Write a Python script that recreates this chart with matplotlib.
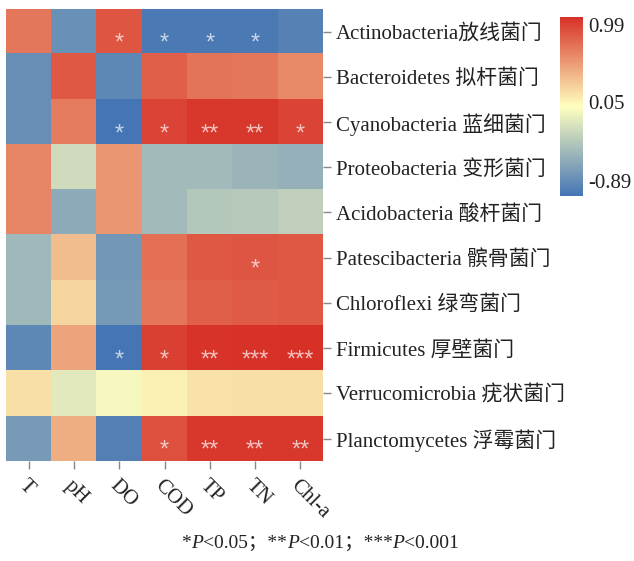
import numpy as np
import matplotlib
matplotlib.use("Agg")
import matplotlib.pyplot as plt
from matplotlib.colors import LinearSegmentedColormap

phyla = ["Actinobacteria放线菌门", "Bacteroidetes 拟杆菌门", "Cyanobacteria 蓝细菌门",
         "Proteobacteria 变形菌门", "Acidobacteria 酸杆菌门", "Patescibacteria 髌骨菌门",
         "Chloroflexi 绿弯菌门", "Firmicutes 厚壁菌门", "Verrucomicrobia 疣状菌门",
         "Planctomycetes 浮霉菌门"]
factors = ["T", "pH", "DO", "COD", "TP", "TN", "Chl-a"]

# correlation coefficients
r_values = np.array([
    [0.66, -0.70, 0.82, -0.86, -0.86, -0.86, -0.80],
    [-0.71, 0.80, -0.76, 0.77, 0.68, 0.66, 0.58],
    [-0.71, 0.64, -0.89, 0.90, 0.95, 0.95, 0.90],
    [0.60, -0.19, 0.52, -0.42, -0.42, -0.45, -0.48],
    [0.60, -0.53, 0.52, -0.42, -0.33, -0.31, -0.27],
    [-0.43, 0.35, -0.65, 0.70, 0.80, 0.81, 0.80],
    [-0.43, 0.24, -0.64, 0.67, 0.77, 0.79, 0.80],
    [-0.76, 0.46, -0.89, 0.91, 0.97, 0.98, 0.99],
    [0.19, -0.09, 0.00, 0.11, 0.18, 0.19, 0.19],
    [-0.63, 0.42, -0.81, 0.84, 0.95, 0.95, 0.95],
])

signif = [
    ["", "", "*", "*", "*", "*", ""],
    ["", "", "", "", "", "", ""],
    ["", "", "*", "*", "**", "**", "*"],
    ["", "", "", "", "", "", ""],
    ["", "", "", "", "", "", ""],
    ["", "", "", "", "", "*", ""],
    ["", "", "", "", "", "", ""],
    ["", "", "*", "*", "**", "***", "***"],
    ["", "", "", "", "", "", ""],
    ["", "", "", "*", "**", "**", "**"],
]

cbar_ticks = [-0.89, 0.05, 0.99]

plt.rcParams['font.family'] = ['Liberation Serif', 'Noto Sans CJK SC']

cmap = LinearSegmentedColormap.from_list("blue_red", ["#4575b4", "#ffffbf", "#d73027"])
vmin, vmax = -0.89, 0.99

fig = plt.figure(figsize=(6.34, 5.61), dpi=100)
ax = fig.add_axes([0.0095, 0.178, 0.5, 0.806])
im = ax.imshow(r_values, cmap=cmap, vmin=vmin, vmax=vmax, aspect='auto', interpolation='nearest')

for i in range(len(phyla)):
    for j in range(len(factors)):
        if signif[i][j]:
            ax.text(j, i + 0.27, signif[i][j], ha='center', va='center',
                    fontsize=17, family='Liberation Sans', color='white', alpha=0.7)

for s in ax.spines.values():
    s.set_visible(False)
ax.yaxis.tick_right()
ax.set_yticks(range(len(phyla)))
ax.set_yticklabels(phyla, fontsize=15, color='#222222')
ax.set_xticks(range(len(factors)))
ax.set_xticklabels(factors, fontsize=15, color='#222222', rotation=-45,
                   ha='left', va='top', rotation_mode='anchor')
ax.tick_params(axis='both', length=6, width=1, color='#888888', pad=3)
ax.tick_params(axis='x', pad=5)

# colour bar
cax = fig.add_axes([0.883, 0.651, 0.036, 0.319])
cb = fig.colorbar(im, cax=cax)
cb.outline.set_visible(False)
rng = vmax - vmin
cb.set_ticks([vmin + 0.08 * rng, vmin + 0.525 * rng, vmax - 0.045 * rng])
cb.set_ticklabels(["%.2f" % t for t in cbar_ticks])
cax.tick_params(length=0, labelsize=15, pad=4, labelcolor='#222222')

# footnote with italic P
pieces = [("*", "normal"), ("P", "italic"), ("<0.05；**", "normal"), ("P", "italic"),
          ("<0.01；***", "normal"), ("P", "italic"), ("<0.001", "normal")]
renderer = fig.canvas.get_renderer()
texts = []
x = 0
for txt, style in pieces:
    t = fig.text(x, 0.023, txt, fontsize=14, style=style, ha='left', va='baseline', color='#222222')
    w = t.get_window_extent(renderer).width / fig.bbox.width
    texts.append((t, x))
    x += w
shift = 0.505 - x / 2
for t, x0 in texts:
    t.set_x(x0 + shift)

fig.savefig("out.png", dpi=100)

————

--- Work to do ---
From the opening line of the listing above through the line bearing "fontsize=17, family='Liberation Sans', color='white', alpha=0.7)", repeat each line exactly. Drop every picture.

--- Exercise solution ---
Write a Python script that recreates this chart with matplotlib.
import numpy as np
import matplotlib
matplotlib.use("Agg")
import matplotlib.pyplot as plt
from matplotlib.colors import LinearSegmentedColormap

phyla = ["Actinobacteria放线菌门", "Bacteroidetes 拟杆菌门", "Cyanobacteria 蓝细菌门",
         "Proteobacteria 变形菌门", "Acidobacteria 酸杆菌门", "Patescibacteria 髌骨菌门",
         "Chloroflexi 绿弯菌门", "Firmicutes 厚壁菌门", "Verrucomicrobia 疣状菌门",
         "Planctomycetes 浮霉菌门"]
factors = ["T", "pH", "DO", "COD", "TP", "TN", "Chl-a"]

# correlation coefficients
r_values = np.array([
    [0.66, -0.70, 0.82, -0.86, -0.86, -0.86, -0.80],
    [-0.71, 0.80, -0.76, 0.77, 0.68, 0.66, 0.58],
    [-0.71, 0.64, -0.89, 0.90, 0.95, 0.95, 0.90],
    [0.60, -0.19, 0.52, -0.42, -0.42, -0.45, -0.48],
    [0.60, -0.53, 0.52, -0.42, -0.33, -0.31, -0.27],
    [-0.43, 0.35, -0.65, 0.70, 0.80, 0.81, 0.80],
    [-0.43, 0.24, -0.64, 0.67, 0.77, 0.79, 0.80],
    [-0.76, 0.46, -0.89, 0.91, 0.97, 0.98, 0.99],
    [0.19, -0.09, 0.00, 0.11, 0.18, 0.19, 0.19],
    [-0.63, 0.42, -0.81, 0.84, 0.95, 0.95, 0.95],
])

signif = [
    ["", "", "*", "*", "*", "*", ""],
    ["", "", "", "", "", "", ""],
    ["", "", "*", "*", "**", "**", "*"],
    ["", "", "", "", "", "", ""],
    ["", "", "", "", "", "", ""],
    ["", "", "", "", "", "*", ""],
    ["", "", "", "", "", "", ""],
    ["", "", "*", "*", "**", "***", "***"],
    ["", "", "", "", "", "", ""],
    ["", "", "", "*", "**", "**", "**"],
]

cbar_ticks = [-0.89, 0.05, 0.99]

plt.rcParams['font.family'] = ['Liberation Serif', 'Noto Sans CJK SC']

cmap = LinearSegmentedColormap.from_list("blue_red", ["#4575b4", "#ffffbf", "#d73027"])
vmin, vmax = -0.89, 0.99

fig = plt.figure(figsize=(6.34, 5.61), dpi=100)
ax = fig.add_axes([0.0095, 0.178, 0.5, 0.806])
im = ax.imshow(r_values, cmap=cmap, vmin=vmin, vmax=vmax, aspect='auto', interpolation='nearest')

for i in range(len(phyla)):
    for j in range(len(factors)):
        if signif[i][j]:
            ax.text(j, i + 0.27, signif[i][j], ha='center', va='center',
                    fontsize=17, family='Liberation Sans', color='white', alpha=0.7)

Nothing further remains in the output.